── DATA EXTRACT

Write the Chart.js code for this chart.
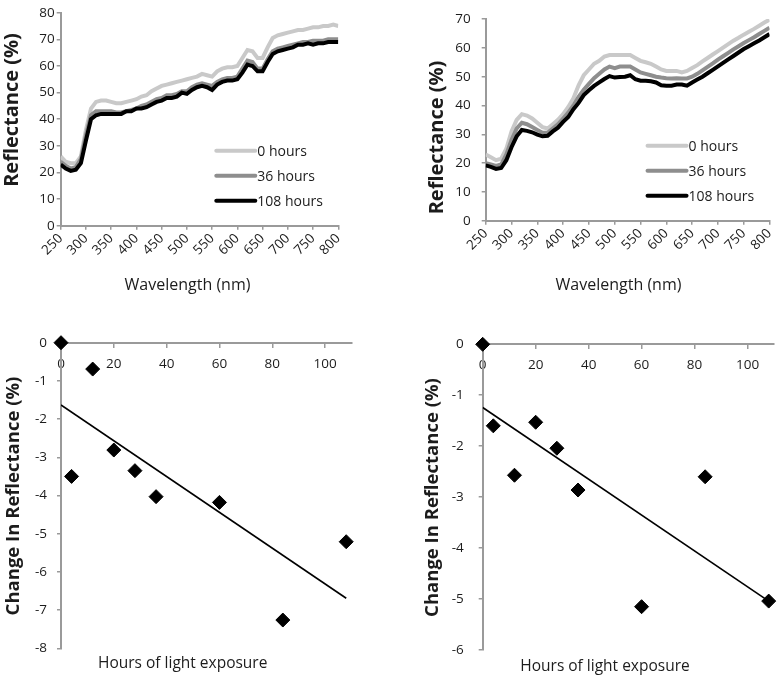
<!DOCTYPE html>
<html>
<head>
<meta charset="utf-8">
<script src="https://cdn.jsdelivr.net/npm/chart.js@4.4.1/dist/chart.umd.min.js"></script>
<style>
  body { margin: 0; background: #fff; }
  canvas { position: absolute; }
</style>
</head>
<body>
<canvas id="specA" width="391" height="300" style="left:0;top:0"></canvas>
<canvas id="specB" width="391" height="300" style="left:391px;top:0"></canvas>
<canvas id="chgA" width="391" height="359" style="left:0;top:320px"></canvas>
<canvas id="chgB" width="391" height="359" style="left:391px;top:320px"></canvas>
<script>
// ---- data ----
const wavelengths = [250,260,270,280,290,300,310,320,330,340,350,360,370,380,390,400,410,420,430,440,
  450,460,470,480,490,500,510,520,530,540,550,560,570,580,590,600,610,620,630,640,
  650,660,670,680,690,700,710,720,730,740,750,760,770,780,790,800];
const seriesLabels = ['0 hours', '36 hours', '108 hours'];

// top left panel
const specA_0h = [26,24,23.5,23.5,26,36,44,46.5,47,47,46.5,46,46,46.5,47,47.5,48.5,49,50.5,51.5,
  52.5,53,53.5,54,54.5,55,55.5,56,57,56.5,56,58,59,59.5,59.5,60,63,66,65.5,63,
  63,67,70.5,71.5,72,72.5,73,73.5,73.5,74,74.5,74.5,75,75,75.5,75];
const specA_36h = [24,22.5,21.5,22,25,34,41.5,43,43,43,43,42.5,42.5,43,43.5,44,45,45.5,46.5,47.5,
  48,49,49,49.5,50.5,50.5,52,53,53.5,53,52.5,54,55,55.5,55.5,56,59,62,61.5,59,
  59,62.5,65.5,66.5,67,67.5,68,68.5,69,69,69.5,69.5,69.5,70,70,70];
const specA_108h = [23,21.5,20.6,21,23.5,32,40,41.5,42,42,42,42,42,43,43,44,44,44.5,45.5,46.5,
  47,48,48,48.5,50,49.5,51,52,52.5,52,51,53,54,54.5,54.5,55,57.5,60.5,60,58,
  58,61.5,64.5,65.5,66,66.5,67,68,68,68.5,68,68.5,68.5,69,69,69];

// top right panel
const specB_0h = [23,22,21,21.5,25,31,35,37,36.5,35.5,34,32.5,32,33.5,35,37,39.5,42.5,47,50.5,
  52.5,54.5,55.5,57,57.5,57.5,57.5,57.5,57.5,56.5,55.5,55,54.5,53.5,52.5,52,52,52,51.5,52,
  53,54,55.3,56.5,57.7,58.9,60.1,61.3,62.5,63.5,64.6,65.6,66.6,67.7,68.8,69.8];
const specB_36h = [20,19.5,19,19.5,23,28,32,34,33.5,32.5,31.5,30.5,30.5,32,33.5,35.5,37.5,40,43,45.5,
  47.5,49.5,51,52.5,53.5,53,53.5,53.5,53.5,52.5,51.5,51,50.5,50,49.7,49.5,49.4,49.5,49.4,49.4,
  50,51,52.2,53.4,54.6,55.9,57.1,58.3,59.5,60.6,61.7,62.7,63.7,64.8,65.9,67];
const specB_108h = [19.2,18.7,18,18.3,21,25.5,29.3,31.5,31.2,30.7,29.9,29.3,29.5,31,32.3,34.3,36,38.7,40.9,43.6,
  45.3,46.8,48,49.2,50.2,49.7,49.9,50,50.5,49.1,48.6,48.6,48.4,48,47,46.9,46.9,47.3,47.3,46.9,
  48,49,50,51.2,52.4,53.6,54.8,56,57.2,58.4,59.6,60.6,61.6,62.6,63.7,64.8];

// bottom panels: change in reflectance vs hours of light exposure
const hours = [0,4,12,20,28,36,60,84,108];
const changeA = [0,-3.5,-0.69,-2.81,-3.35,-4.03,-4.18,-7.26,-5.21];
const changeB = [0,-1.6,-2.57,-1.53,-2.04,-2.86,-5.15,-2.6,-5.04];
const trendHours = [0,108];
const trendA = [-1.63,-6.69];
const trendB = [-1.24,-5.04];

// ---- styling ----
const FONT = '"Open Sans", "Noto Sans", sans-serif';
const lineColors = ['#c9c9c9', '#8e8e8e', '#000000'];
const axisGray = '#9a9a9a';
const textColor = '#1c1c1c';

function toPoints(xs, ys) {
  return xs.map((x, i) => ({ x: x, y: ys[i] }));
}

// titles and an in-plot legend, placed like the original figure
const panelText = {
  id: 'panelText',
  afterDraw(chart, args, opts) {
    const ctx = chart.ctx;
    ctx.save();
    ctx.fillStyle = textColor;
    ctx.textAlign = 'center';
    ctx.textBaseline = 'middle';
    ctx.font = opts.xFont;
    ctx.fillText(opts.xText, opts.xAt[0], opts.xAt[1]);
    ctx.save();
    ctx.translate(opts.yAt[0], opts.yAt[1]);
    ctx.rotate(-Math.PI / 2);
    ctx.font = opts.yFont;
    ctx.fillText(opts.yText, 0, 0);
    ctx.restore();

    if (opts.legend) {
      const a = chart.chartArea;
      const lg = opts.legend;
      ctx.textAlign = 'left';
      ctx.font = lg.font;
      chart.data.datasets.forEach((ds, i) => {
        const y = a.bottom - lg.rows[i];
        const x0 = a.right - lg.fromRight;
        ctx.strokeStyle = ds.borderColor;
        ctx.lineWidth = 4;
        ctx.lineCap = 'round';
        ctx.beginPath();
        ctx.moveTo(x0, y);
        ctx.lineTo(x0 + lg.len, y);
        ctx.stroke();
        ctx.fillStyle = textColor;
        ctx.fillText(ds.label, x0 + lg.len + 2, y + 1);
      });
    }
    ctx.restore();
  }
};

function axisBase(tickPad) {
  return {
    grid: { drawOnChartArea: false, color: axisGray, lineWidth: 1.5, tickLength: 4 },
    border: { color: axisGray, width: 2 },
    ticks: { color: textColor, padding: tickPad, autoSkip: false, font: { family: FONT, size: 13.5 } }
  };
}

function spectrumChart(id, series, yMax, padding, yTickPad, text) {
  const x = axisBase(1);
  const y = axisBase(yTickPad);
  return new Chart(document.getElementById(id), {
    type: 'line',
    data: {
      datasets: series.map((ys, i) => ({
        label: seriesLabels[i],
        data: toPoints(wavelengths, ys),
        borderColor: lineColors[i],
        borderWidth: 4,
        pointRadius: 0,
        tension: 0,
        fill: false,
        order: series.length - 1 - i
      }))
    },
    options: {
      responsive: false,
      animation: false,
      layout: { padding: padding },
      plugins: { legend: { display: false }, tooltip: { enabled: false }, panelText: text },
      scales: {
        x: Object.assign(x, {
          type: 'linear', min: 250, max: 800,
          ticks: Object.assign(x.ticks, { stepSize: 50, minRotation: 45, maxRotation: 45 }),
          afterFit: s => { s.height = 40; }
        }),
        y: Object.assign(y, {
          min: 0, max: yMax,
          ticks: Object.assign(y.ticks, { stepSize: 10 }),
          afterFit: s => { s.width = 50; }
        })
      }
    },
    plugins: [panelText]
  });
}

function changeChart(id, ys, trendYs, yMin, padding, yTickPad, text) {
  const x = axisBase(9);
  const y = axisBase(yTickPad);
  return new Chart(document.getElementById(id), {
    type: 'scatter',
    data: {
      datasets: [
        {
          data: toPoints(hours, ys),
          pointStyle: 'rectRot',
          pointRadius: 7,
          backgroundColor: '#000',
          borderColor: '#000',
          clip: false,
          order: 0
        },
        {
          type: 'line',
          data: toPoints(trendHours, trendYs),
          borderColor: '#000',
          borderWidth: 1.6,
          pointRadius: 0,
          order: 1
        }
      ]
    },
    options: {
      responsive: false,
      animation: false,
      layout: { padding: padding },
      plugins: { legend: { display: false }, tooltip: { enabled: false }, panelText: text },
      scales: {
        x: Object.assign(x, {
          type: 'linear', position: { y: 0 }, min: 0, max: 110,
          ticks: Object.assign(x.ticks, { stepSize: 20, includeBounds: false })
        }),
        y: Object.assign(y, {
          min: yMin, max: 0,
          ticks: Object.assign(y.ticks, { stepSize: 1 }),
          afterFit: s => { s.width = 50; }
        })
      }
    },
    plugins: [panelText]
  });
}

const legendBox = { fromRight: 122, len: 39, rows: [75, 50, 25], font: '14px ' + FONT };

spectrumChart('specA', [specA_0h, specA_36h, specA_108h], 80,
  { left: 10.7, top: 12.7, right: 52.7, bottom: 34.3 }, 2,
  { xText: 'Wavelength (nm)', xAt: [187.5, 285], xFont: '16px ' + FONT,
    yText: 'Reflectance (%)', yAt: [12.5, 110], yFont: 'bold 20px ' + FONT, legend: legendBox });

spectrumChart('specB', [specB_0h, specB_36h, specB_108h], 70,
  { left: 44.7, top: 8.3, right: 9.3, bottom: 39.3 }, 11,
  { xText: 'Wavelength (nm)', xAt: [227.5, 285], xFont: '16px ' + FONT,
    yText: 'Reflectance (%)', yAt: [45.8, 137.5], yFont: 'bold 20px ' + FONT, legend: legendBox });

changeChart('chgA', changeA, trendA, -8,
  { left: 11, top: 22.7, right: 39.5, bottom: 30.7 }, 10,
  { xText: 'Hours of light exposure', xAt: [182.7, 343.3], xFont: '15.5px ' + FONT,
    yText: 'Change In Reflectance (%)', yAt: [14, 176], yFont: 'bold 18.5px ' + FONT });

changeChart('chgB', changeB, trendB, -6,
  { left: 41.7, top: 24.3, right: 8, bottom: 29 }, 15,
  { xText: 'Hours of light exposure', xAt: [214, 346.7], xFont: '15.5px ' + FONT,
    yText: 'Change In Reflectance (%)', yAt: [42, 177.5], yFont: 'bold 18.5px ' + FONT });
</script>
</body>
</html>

────

> _TO DO_
In the data above, please extract the lines from the first one through the line with "58,61.5,64.5,65.5,66,66.5,67,68,68,68.5,68,68.5,68.5,69,69,69];", exactly, and keep pictures out.

> _COMPLETE RESPONSE_
Write the Chart.js code for this chart.
<!DOCTYPE html>
<html>
<head>
<meta charset="utf-8">
<script src="https://cdn.jsdelivr.net/npm/chart.js@4.4.1/dist/chart.umd.min.js"></script>
<style>
  body { margin: 0; background: #fff; }
  canvas { position: absolute; }
</style>
</head>
<body>
<canvas id="specA" width="391" height="300" style="left:0;top:0"></canvas>
<canvas id="specB" width="391" height="300" style="left:391px;top:0"></canvas>
<canvas id="chgA" width="391" height="359" style="left:0;top:320px"></canvas>
<canvas id="chgB" width="391" height="359" style="left:391px;top:320px"></canvas>
<script>
// ---- data ----
const wavelengths = [250,260,270,280,290,300,310,320,330,340,350,360,370,380,390,400,410,420,430,440,
  450,460,470,480,490,500,510,520,530,540,550,560,570,580,590,600,610,620,630,640,
  650,660,670,680,690,700,710,720,730,740,750,760,770,780,790,800];
const seriesLabels = ['0 hours', '36 hours', '108 hours'];

// top left panel
const specA_0h = [26,24,23.5,23.5,26,36,44,46.5,47,47,46.5,46,46,46.5,47,47.5,48.5,49,50.5,51.5,
  52.5,53,53.5,54,54.5,55,55.5,56,57,56.5,56,58,59,59.5,59.5,60,63,66,65.5,63,
  63,67,70.5,71.5,72,72.5,73,73.5,73.5,74,74.5,74.5,75,75,75.5,75];
const specA_36h = [24,22.5,21.5,22,25,34,41.5,43,43,43,43,42.5,42.5,43,43.5,44,45,45.5,46.5,47.5,
  48,49,49,49.5,50.5,50.5,52,53,53.5,53,52.5,54,55,55.5,55.5,56,59,62,61.5,59,
  59,62.5,65.5,66.5,67,67.5,68,68.5,69,69,69.5,69.5,69.5,70,70,70];
const specA_108h = [23,21.5,20.6,21,23.5,32,40,41.5,42,42,42,42,42,43,43,44,44,44.5,45.5,46.5,
  47,48,48,48.5,50,49.5,51,52,52.5,52,51,53,54,54.5,54.5,55,57.5,60.5,60,58,
  58,61.5,64.5,65.5,66,66.5,67,68,68,68.5,68,68.5,68.5,69,69,69];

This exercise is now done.